Messiga, A.J., Sharifi, M., Hammermeister, A.M., Gallant, K., Fuller, K.D., and Tango, M. (2015). "Soil quality response to cover crops and amendment in a vineyard in Nova Scotia, Canada.", Scientia Horticulturae, 188, pp. 6-14. doi : 10.1016/j.scienta.2015.02.041 Access to full text
The effects of cover crop mixtures combined with organic and industrial wastes on selected soil properties were assessed in a vineyard in Eastern Canada. The experimental treatments were randomly arranged in a nested design with three replicates. Four alleyway cover crop mixtures [control with no cover crop (CONT), oats + pea + hairy vetch (OPV), oats underseeded with red clover (ORCl), and timothy + alsike + red clover (TM)] were applied to main plots. Five fertility treatments [fertilizer without N (NDEF), full synthetic fertilizer (FERT), wood ash (WA), municipal solid food waste (MSFW), and mussel sediment (MS)] were assigned to sub-plots. Changes in selected soil quality (0–15 cm) were assessed at the beginning of the growing season (May 9, 2011 and April 28, 2012), at bloom in early-July (July 06, 2011 and 2012), and at harvest in late-October (October 31, 2011 and October 20, 2012). At bloom, soil mineral N was 23.56 kg ha-1 for OPV and 20.68 kg ha-1 for ORCl, but only 16.38 kg ha-1for CONT and 12.53 kg ha-1 for TM. At harvest, soil mineral N was 21.95 kg ha-1 for ORCl, but only 15.43 kg ha-1for OPV and TM and 9.10 kg ha-1 for CONT. Soil mineral N was mainly in the form of NO3−–N until bloom, but at harvest majority of soil mineral N was consisted of NH4+–N. After one year of experiment, the three organic and industrial amendments maintained greater soil pH (7.34 for MSFW and 7.35 for WA) and Mehlich-3 extractable P (399 kg PM3 ha-1 for MSFW and 333 kg PM3 ha-1 for WA) compared with FERT (pH 7.17; 306 kg PM3 ha-1) and NDEF (pH 7.12; 288 kg PM3 ha-1) treatments.

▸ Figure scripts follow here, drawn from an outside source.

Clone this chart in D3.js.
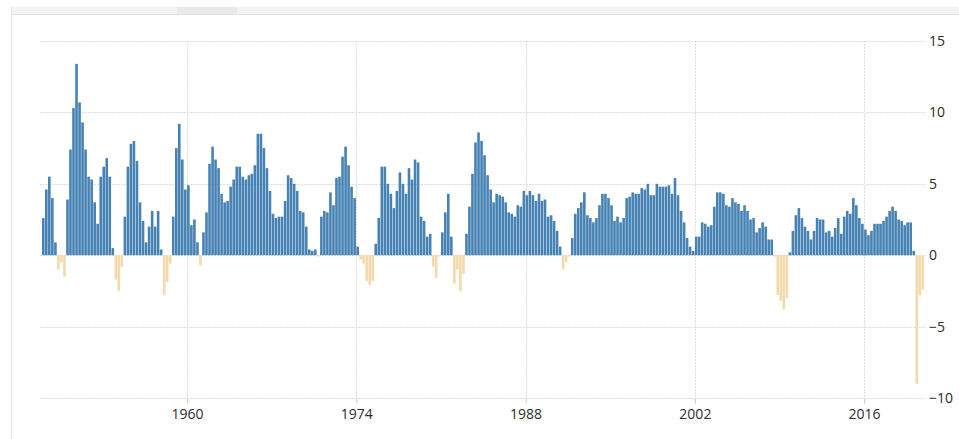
<!DOCTYPE html>
<html>
<head>
    <title>United States GDP Growth Rate</title>
    <meta charset="utf-8">
    <script src="https://cdn.jsdelivr.net/npm/d3@7"></script>
    <style>
        body { margin: 0; background: #fff; }
        .tick text { font-family: "Open Sans", "Liberation Sans", sans-serif; font-size: 14px; fill: #2b2b2b; }
    </style>
</head>
<body>
<div id="container"></div>
<script>
// Data: year-on-year GDP growth, quarterly, starting 1948 Q1
const startYear = 1948
const growth = [
     2.6,  4.6,  5.5,  4.0,   // 1948
     0.9, -1.0, -0.5, -1.5,   // 1949
     3.9,  7.4, 10.3, 13.4,   // 1950
    10.7,  9.3,  7.4,  5.5,   // 1951
     5.3,  3.7,  2.2,  5.5,   // 1952
     6.2,  6.8,  5.5,  0.5,   // 1953
    -1.7, -2.5, -0.8,  2.7,   // 1954
     6.2,  7.8,  8.0,  6.6,   // 1955
     3.7,  2.4,  0.9,  2.0,   // 1956
     3.1,  2.0,  3.1,  0.4,   // 1957
    -2.8, -1.9, -0.6,  2.7,   // 1958
     7.5,  9.2,  6.7,  4.6,   // 1959
     4.9,  2.1,  2.5,  0.9,   // 1960
    -0.7,  1.6,  3.0,  6.4,   // 1961
     7.6,  6.7,  6.1,  4.3,   // 1962
     3.7,  3.8,  4.8,  5.3,   // 1963
     6.2,  6.2,  5.5,  5.3,   // 1964
     5.6,  5.7,  6.3,  8.5,   // 1965
     8.5,  7.5,  6.1,  4.5,   // 1966
     2.9,  2.6,  2.7,  2.7,   // 1967
     3.8,  5.6,  5.4,  5.0,   // 1968
     4.5,  3.1,  3.0,  2.0,   // 1969
     0.4,  0.3,  0.4, -0.1,   // 1970
     2.7,  3.1,  3.0,  4.4,   // 1971
     3.5,  5.4,  5.5,  6.9,   // 1972
     7.6,  6.3,  4.8,  4.0,   // 1973
     0.6, -0.3, -0.6, -1.8,   // 1974
    -2.1, -1.8,  0.8,  2.6,   // 1975
     6.2,  6.2,  5.0,  4.3,   // 1976
     3.3,  4.5,  5.8,  5.0,   // 1977
     4.3,  6.1,  5.3,  6.7,   // 1978
     6.5,  2.7,  2.4,  1.3,   // 1979
     1.5, -0.8, -1.6, -0.1,   // 1980
     1.6,  3.0,  4.3,  1.3,   // 1981
    -2.0, -1.0, -2.5, -1.3,   // 1982
     1.5,  3.4,  5.7,  7.9,   // 1983
     8.6,  8.0,  7.0,  5.6,   // 1984
     4.6,  3.7,  4.3,  4.2,   // 1985
     4.1,  3.7,  3.0,  2.9,   // 1986
     2.7,  3.5,  3.4,  4.5,   // 1987
     4.2,  4.5,  4.2,  3.8,   // 1988
     4.3,  3.8,  3.9,  2.7,   // 1989
     2.8,  2.4,  1.7,  0.6,   // 1990
    -1.0, -0.5, -0.1,  1.2,   // 1991
     2.9,  3.3,  3.7,  4.4,   // 1992
     2.8,  2.6,  2.3,  2.6,   // 1993
     3.5,  4.3,  4.3,  4.0,   // 1994
     3.5,  2.4,  2.7,  2.3,   // 1995
     2.6,  4.0,  4.1,  4.4,   // 1996
     4.3,  4.3,  4.7,  4.6,   // 1997
     5.0,  4.2,  4.2,  5.0,   // 1998
     4.8,  4.8,  4.8,  4.9,   // 1999
     4.3,  5.4,  4.2,  3.1,   // 2000
     2.3,  1.2,  0.6,  0.3,   // 2001
     1.3,  1.3,  2.3,  2.2,   // 2002
     2.0,  2.1,  3.4,  4.4,   // 2003
     4.4,  4.3,  3.5,  3.4,   // 2004
     4.0,  3.7,  3.6,  3.1,   // 2005
     3.5,  3.1,  2.5,  2.6,   // 2006
     1.6,  1.9,  2.3,  2.0,   // 2007
     1.1,  1.1, -0.1, -2.8,   // 2008
    -3.2, -3.8, -3.0,  0.2,   // 2009
     1.7,  2.8,  3.3,  2.6,   // 2010
     2.0,  1.7,  1.1,  1.7,   // 2011
     2.6,  2.5,  2.5,  1.6,   // 2012
     1.7,  1.3,  1.9,  2.6,   // 2013
     1.5,  2.7,  3.1,  2.9,   // 2014
     4.0,  3.5,  2.6,  2.2,   // 2015
     1.8,  1.4,  1.7,  2.2,   // 2016
     2.2,  2.2,  2.4,  2.7,   // 2017
     3.1,  3.4,  3.1,  2.5,   // 2018
     2.4,  2.1,  2.3,  2.3,   // 2019
     0.3, -9.0, -2.8, -2.4    // 2020
]
const xTickYears = [1960, 1974, 1988, 2002, 2016]
const yTicks = [-10, -5, 0, 5, 10, 15]

// quarter start dates for each value
const quarters = growth.map((v, i) => new Date(startYear + Math.floor(i / 4), (i % 4) * 3, 1))

// Variables
const w = 959
const h = 439
const plotLeft = 42, plotRight = 924.6, plotTop = 41, plotBottom = 398

const xScale = d3.scaleTime()
    .domain([new Date(startYear, 0, 1), new Date(2021, 0, 1)])
    .range([plotLeft, plotRight])

const yScale = d3.scaleLinear()
    .domain([-10, 15])
    .range([plotBottom, plotTop])

const step = (plotRight - plotLeft) / growth.length

const svg = d3.select("#container")
    .append("svg")
    .attr("width", w)
    .attr("height", h)
    .style("display", "block")

// Frame bits around the chart
svg.append("rect")
    .attr("x", 11).attr("y", 7)
    .attr("width", w - 11).attr("height", 7)
    .attr("fill", "#f2f2f2")
svg.append("rect")
    .attr("x", 177).attr("y", 7)
    .attr("width", 60).attr("height", 7)
    .attr("fill", "#e9e9e9")
svg.append("line")
    .attr("x1", 11).attr("x2", w)
    .attr("y1", 14.5).attr("y2", 14.5)
    .attr("stroke", "#e2e2e2")
svg.append("line")
    .attr("x1", 11.5).attr("x2", 11.5)
    .attr("y1", 7).attr("y2", h)
    .attr("stroke", "#e6e6e6")

// Grid
svg.append("g")
    .selectAll("line")
    .data(yTicks)
    .enter()
    .append("line")
    .attr("x1", 40)
    .attr("x2", 926)
    .attr("y1", d => Math.round(yScale(d)) + 0.5)
    .attr("y2", d => Math.round(yScale(d)) + 0.5)
    .attr("stroke", "#dedede")
    .attr("stroke-dasharray", "2,1")

svg.append("g")
    .selectAll("line")
    .data(xTickYears)
    .enter()
    .append("line")
    .attr("x1", d => Math.round(xScale(new Date(d, 0, 1))) + 0.5)
    .attr("x2", d => Math.round(xScale(new Date(d, 0, 1))) + 0.5)
    .attr("y1", plotTop)
    .attr("y2", plotBottom)
    .attr("stroke", "#dedede")
    .attr("stroke-dasharray", "2,1")

// Bars
svg.append("g")
    .selectAll("rect")
    .data(growth)
    .enter()
    .append("rect")
    .attr("x", (d, i) => xScale(quarters[i]))
    .attr("y", d => yScale(Math.max(0, d)))
    .attr("width", step * 0.86)
    .attr("height", d => Math.abs(yScale(d) - yScale(0)))
    .attr("fill", d => d >= 0 ? "#4682b4" : "#f5d9a9")

// Axis
const xAxis = d3.axisBottom(xScale)
    .tickValues(xTickYears.map(y => new Date(y, 0, 1)))
    .tickFormat(d3.timeFormat("%Y"))
    .tickSize(5)
    .tickPadding(6)

svg.append("g")
    .attr("transform", "translate(0," + (plotBottom + 0.5) + ")")
    .call(xAxis)
    .call(g => g.select(".domain").remove())
    .call(g => g.selectAll(".tick line").attr("stroke", "#c8c8c8"))
    .attr("id", "x-axis")

const yAxis = d3.axisRight(yScale)
    .tickValues(yTicks)
    .tickSize(0)
    .tickPadding(3)

svg.append("g")
    .attr("transform", "translate(926,0)")
    .call(yAxis)
    .call(g => g.select(".domain").remove())
    .attr("id", "y-axis")
</script>
</body>
</html>
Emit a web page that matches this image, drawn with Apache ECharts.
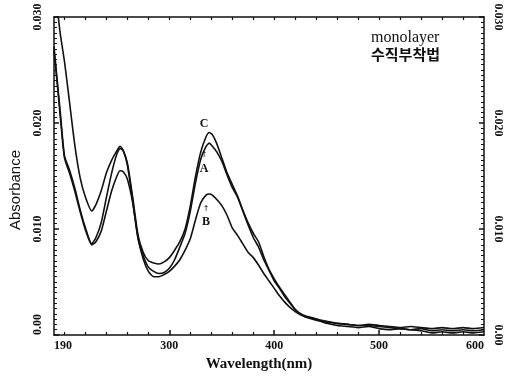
<!DOCTYPE html>
<html>
<head>
<meta charset="utf-8">
<script src="https://cdn.jsdelivr.net/npm/echarts@6/dist/echarts.min.js"></script>
<style>
html,body{margin:0;padding:0;background:#fff;}
#chart{width:505px;height:377px;}
</style>
</head>
<body>
<div id="chart"></div>
<script>
const wavelengths = [190,193,196,200,205,210,215,220,226,230,235,240,245,250,253,256,260,265,270,275,280,285,290,295,300,305,310,315,320,325,330,335,338,341,345,350,355,360,365,370,375,380,385,390,395,400,405,410,415,420,425,430,440,450,460,470,480,490,500,510,520,530,540,550,560,570,580,590,600];
const curveC = [0.034,0.031,0.0284,0.0258,0.0218,0.0178,0.0148,0.013,0.0117,0.0123,0.0136,0.0153,0.0165,0.0174,0.0178,0.0174,0.0162,0.013,0.0095,0.0078,0.007,0.0068,0.0067,0.0069,0.0073,0.0080,0.0088,0.0100,0.0122,0.0150,0.0173,0.0187,0.0191,0.0189,0.0181,0.0167,0.0153,0.0142,0.0131,0.0118,0.0106,0.0096,0.0088,0.0074,0.0062,0.0053,0.0045,0.0038,0.0031,0.0024,0.002,0.0017,0.0014,0.0012,0.0011,0.001,0.0009,0.001,0.0009,0.0008,0.0007,0.0008,0.0007,0.0006,0.0007,0.0006,0.0007,0.0006,0.0007];
const curveA = [0.0272,0.0241,0.021,0.0169,0.0155,0.0138,0.0118,0.0101,0.0086,0.0092,0.0106,0.013,0.0153,0.0171,0.0176,0.0174,0.016,0.0127,0.0092,0.0075,0.0064,0.006,0.0058,0.0059,0.0063,0.0071,0.0083,0.0096,0.0117,0.0144,0.0166,0.0178,0.0181,0.0178,0.0173,0.0164,0.0151,0.0139,0.013,0.0117,0.0104,0.0092,0.0083,0.0071,0.0061,0.0051,0.0044,0.0036,0.003,0.0024,0.002,0.0018,0.0015,0.0011,0.0009,0.0008,0.0007,0.0008,0.0006,0.0005,0.0006,0.0005,0.0006,0.0004,0.0005,0.0004,0.0005,0.0004,0.0005];
const curveB = [0.0268,0.0238,0.0206,0.0167,0.0152,0.0135,0.0116,0.0099,0.0085,0.0088,0.0098,0.0117,0.0136,0.015,0.0155,0.0154,0.0147,0.0125,0.0092,0.0072,0.006,0.0055,0.0055,0.0057,0.006,0.0065,0.0071,0.0080,0.0091,0.0109,0.0125,0.0132,0.0133,0.0132,0.0128,0.0122,0.0113,0.0101,0.0094,0.0086,0.0078,0.0073,0.0066,0.0058,0.0051,0.0044,0.0037,0.0031,0.0026,0.0022,0.0019,0.0017,0.0015,0.0013,0.0011,0.001,0.0009,0.0009,0.0008,0.0007,0.0006,0.0005,0.0004,0.0002,0.0003,0.0002,0.0003,0.0002,0.0003];
const xTickLabels = [190,300,400,500,600];
const xMajorTicks = [300,400,500];
const xMinorTicks = [200,220,240,260,280,320,340,360,380,420,440,460,480,520,540,560,580];
const yTickLabels = ['0.00','0.010','0.020','0.030'];
const curveNames = ['C','A','B'];

const chart = echarts.init(document.getElementById('chart'), null, {renderer:'canvas'});
const serif = 'Liberation Serif';
const ink = '#111';
const pairs = arr => wavelengths.map((w,i)=>[w, arr[i]]);
const yFmt = v => yTickLabels[Math.round(v/0.01)];

const baseX = {type:'value', min:190, max:600, gridIndex:0};
const option = {
  animation:false,
  backgroundColor:'#fff',
  grid:{left:48, right:21, top:17, bottom:38},
  xAxis:[
    Object.assign({}, baseX, {
      position:'bottom',
      name:'Wavelength(nm)', nameLocation:'middle', nameGap:22,
      nameTextStyle:{fontFamily:serif, fontWeight:'bold', fontSize:15, color:ink, padding:[0,20,0,0]},
      axisLine:{show:true, lineStyle:{color:ink, width:1.5}},
      axisTick:{show:true, inside:true, length:5, customValues:xMajorTicks, lineStyle:{color:ink, width:1.5}},
      axisLabel:{customValues:xTickLabels, fontFamily:serif, fontWeight:'bold', fontSize:12, color:ink, margin:5, alignMinLabel:'left', alignMaxLabel:'right'},
      splitLine:{show:false}
    }),
    Object.assign({}, baseX, {
      position:'bottom',
      axisLine:{show:false},
      axisTick:{show:true, inside:true, length:3, customValues:xMinorTicks, lineStyle:{color:ink, width:1.2}},
      axisLabel:{show:false},
      splitLine:{show:false}
    }),
    Object.assign({}, baseX, {
      position:'top',
      axisLine:{show:true, lineStyle:{color:ink, width:1.5}},
      axisTick:{show:true, inside:true, length:3, customValues:xMinorTicks.concat(xMajorTicks), lineStyle:{color:ink, width:1.2}},
      axisLabel:{show:false},
      splitLine:{show:false}
    })
  ],
  yAxis:[
    {
      type:'value', min:0, max:0.03, interval:0.01, position:'left',
      name:'Absorbance', nameLocation:'middle', nameGap:31,
      nameTextStyle:{fontFamily:'Liberation Sans', fontSize:15, color:ink, padding:[0,28,0,0]},
      axisLine:{show:true, lineStyle:{color:ink, width:1.5}},
      axisTick:{show:true, inside:true, length:5, lineStyle:{color:ink, width:1.5}},
      minorTick:{show:true, splitNumber:20, length:3, lineStyle:{color:ink, width:1}},
      axisLabel:{rotate:90, formatter:yFmt, fontFamily:serif, fontWeight:'bold', fontSize:12, color:ink, margin:10, alignMinLabel:'left'},
      splitLine:{show:false}, minorSplitLine:{show:false}
    },
    {
      type:'value', min:0, max:0.03, interval:0.01, position:'right',
      axisLine:{show:true, lineStyle:{color:ink, width:1.5}},
      axisTick:{show:true, inside:true, length:5, lineStyle:{color:ink, width:1.5}},
      minorTick:{show:true, splitNumber:20, length:3, lineStyle:{color:ink, width:1}},
      axisLabel:{rotate:-90, formatter:yFmt, fontFamily:serif, fontWeight:'bold', fontSize:12, color:ink, margin:8},
      splitLine:{show:false}, minorSplitLine:{show:false}
    }
  ],
  series:[curveC, curveA, curveB].map((arr,k)=>({
    type:'line', name:curveNames[k], xAxisIndex:0, yAxisIndex:0,
    data:pairs(arr), showSymbol:false, smooth:0.2, clip:true,
    lineStyle:{color:ink, width:1.6}, itemStyle:{color:ink}
  })),
  graphic:[
    {type:'text', left:371, top:30, style:{text:'monolayer', font:'16px "Liberation Serif"', fill:ink}},
    {type:'text', left:371, top:47, style:{text:'수직부착법', font:'bold 15px "Noto Sans CJK KR"', fill:ink}},
    {type:'text', x:204, y:124, style:{text:'C', font:'bold 12px "Liberation Serif"', fill:ink, align:'center', verticalAlign:'middle'}},
    {type:'text', x:204, y:155, style:{text:'↑', font:'8px "DejaVu Sans"', fill:ink, align:'center', verticalAlign:'middle'}},
    {type:'text', x:204, y:169, style:{text:'A', font:'bold 12px "Liberation Serif"', fill:ink, align:'center', verticalAlign:'middle'}},
    {type:'text', x:206, y:209, style:{text:'↑', font:'8px "DejaVu Sans"', fill:ink, align:'center', verticalAlign:'middle'}},
    {type:'text', x:206, y:222, style:{text:'B', font:'bold 12px "Liberation Serif"', fill:ink, align:'center', verticalAlign:'middle'}}
  ]
};
chart.setOption(option);
</script>
</body>
</html>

After two years of experiment, the combination of cover crop × amendment improved soil organic-C by 8.8% and 10.6% and -N by 8.1% and 9.8% compared with amendment alone and cover crop × FERT treatment, respectively. Potentially mineralizable N estimated by UV-absorbance of NaHCO3 extraction was greater under ORCl (0.79 abs) compared with the other cover crops (0.69 abs). The microbial biomass C was 205 kg ha-1 under MSFW and 212 kg ha-1 under WA, but only 168 kg ha-1 under NDEF, 125 kg ha-1 under FERT. The combination of cover crops and organic or industrial wastes provide comparable soil mineral N supply and available P with fertilized treatments while improving soil physical and biological properties and overall soil quality in this vineyard production system.